◆ **Directions for this task**: Will you write out the data exactly, excluding every picture?

_ _ _ _

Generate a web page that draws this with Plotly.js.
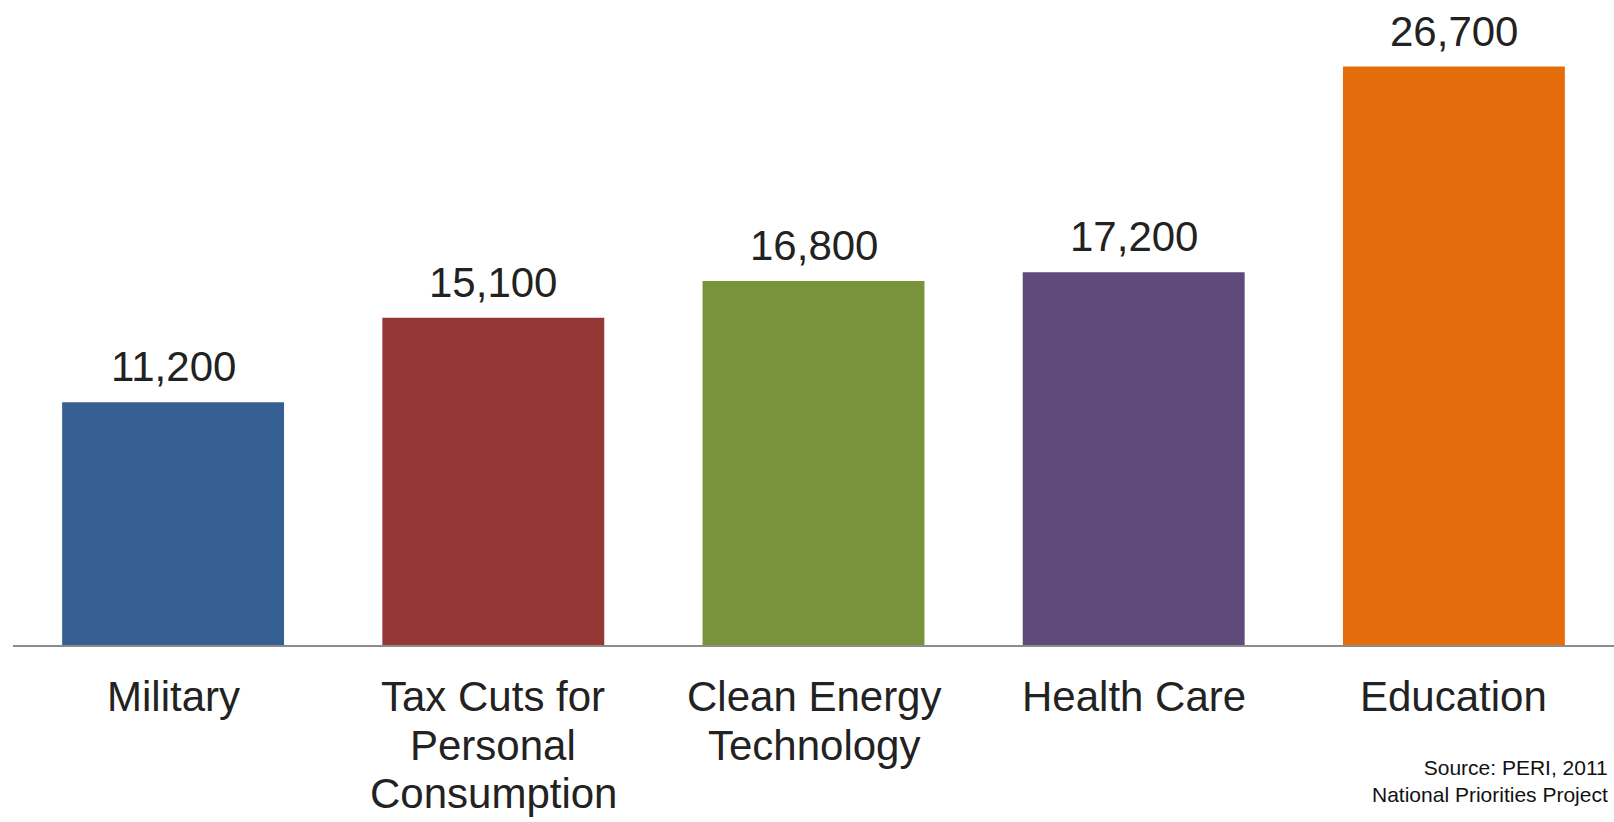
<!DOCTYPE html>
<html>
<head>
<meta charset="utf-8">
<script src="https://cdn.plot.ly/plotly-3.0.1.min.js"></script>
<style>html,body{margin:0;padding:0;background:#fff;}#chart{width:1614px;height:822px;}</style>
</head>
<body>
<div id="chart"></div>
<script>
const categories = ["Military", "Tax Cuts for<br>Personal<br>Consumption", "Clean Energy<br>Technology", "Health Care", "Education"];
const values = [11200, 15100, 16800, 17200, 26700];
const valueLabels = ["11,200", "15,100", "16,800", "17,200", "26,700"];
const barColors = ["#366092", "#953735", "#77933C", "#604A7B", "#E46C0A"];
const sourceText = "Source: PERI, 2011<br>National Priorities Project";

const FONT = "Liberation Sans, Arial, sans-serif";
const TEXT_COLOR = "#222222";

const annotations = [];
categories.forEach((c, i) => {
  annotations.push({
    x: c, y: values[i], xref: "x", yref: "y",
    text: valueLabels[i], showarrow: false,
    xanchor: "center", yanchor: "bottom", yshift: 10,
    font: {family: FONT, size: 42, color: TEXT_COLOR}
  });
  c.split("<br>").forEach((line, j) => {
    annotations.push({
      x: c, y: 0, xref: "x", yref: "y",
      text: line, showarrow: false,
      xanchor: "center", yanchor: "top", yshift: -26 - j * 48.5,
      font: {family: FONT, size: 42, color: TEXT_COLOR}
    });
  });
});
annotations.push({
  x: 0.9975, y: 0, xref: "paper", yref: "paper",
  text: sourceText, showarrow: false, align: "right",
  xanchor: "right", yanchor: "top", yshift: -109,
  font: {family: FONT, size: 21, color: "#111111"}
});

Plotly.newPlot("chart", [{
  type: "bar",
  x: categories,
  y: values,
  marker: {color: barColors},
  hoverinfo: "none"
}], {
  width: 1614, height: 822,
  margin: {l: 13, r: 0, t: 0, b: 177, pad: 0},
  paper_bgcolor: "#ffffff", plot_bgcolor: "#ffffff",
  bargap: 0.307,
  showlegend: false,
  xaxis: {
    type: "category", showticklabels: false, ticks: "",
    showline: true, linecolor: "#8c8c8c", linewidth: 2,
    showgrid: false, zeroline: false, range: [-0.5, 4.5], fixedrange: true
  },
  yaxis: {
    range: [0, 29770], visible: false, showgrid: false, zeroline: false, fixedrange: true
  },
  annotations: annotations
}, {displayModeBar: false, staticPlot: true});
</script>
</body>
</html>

_ _ _ _

◆ **Solved exercise**:
Generate a web page that draws this with Plotly.js.
<!DOCTYPE html>
<html>
<head>
<meta charset="utf-8">
<script src="https://cdn.plot.ly/plotly-3.0.1.min.js"></script>
<style>html,body{margin:0;padding:0;background:#fff;}#chart{width:1614px;height:822px;}</style>
</head>
<body>
<div id="chart"></div>
<script>
const categories = ["Military", "Tax Cuts for<br>Personal<br>Consumption", "Clean Energy<br>Technology", "Health Care", "Education"];
const values = [11200, 15100, 16800, 17200, 26700];
const valueLabels = ["11,200", "15,100", "16,800", "17,200", "26,700"];
const barColors = ["#366092", "#953735", "#77933C", "#604A7B", "#E46C0A"];
const sourceText = "Source: PERI, 2011<br>National Priorities Project";

const FONT = "Liberation Sans, Arial, sans-serif";
const TEXT_COLOR = "#222222";

const annotations = [];
categories.forEach((c, i) => {
  annotations.push({
    x: c, y: values[i], xref: "x", yref: "y",
    text: valueLabels[i], showarrow: false,
    xanchor: "center", yanchor: "bottom", yshift: 10,
    font: {family: FONT, size: 42, color: TEXT_COLOR}
  });
  c.split("<br>").forEach((line, j) => {
    annotations.push({
      x: c, y: 0, xref: "x", yref: "y",
      text: line, showarrow: false,
      xanchor: "center", yanchor: "top", yshift: -26 - j * 48.5,
      font: {family: FONT, size: 42, color: TEXT_COLOR}
    });
  });
});
annotations.push({
  x: 0.9975, y: 0, xref: "paper", yref: "paper",
  text: sourceText, showarrow: false, align: "right",
  xanchor: "right", yanchor: "top", yshift: -109,
  font: {family: FONT, size: 21, color: "#111111"}
});

Plotly.newPlot("chart", [{
  type: "bar",
  x: categories,
  y: values,
  marker: {color: barColors},
  hoverinfo: "none"
}], {
  width: 1614, height: 822,
  margin: {l: 13, r: 0, t: 0, b: 177, pad: 0},
  paper_bgcolor: "#ffffff", plot_bgcolor: "#ffffff",
  bargap: 0.307,
  showlegend: false,
  xaxis: {
    type: "category", showticklabels: false, ticks: "",
    showline: true, linecolor: "#8c8c8c", linewidth: 2,
    showgrid: false, zeroline: false, range: [-0.5, 4.5], fixedrange: true
  },
  yaxis: {
    range: [0, 29770], visible: false, showgrid: false, zeroline: false, fixedrange: true
  },
  annotations: annotations
}, {displayModeBar: false, staticPlot: true});
</script>
</body>
</html>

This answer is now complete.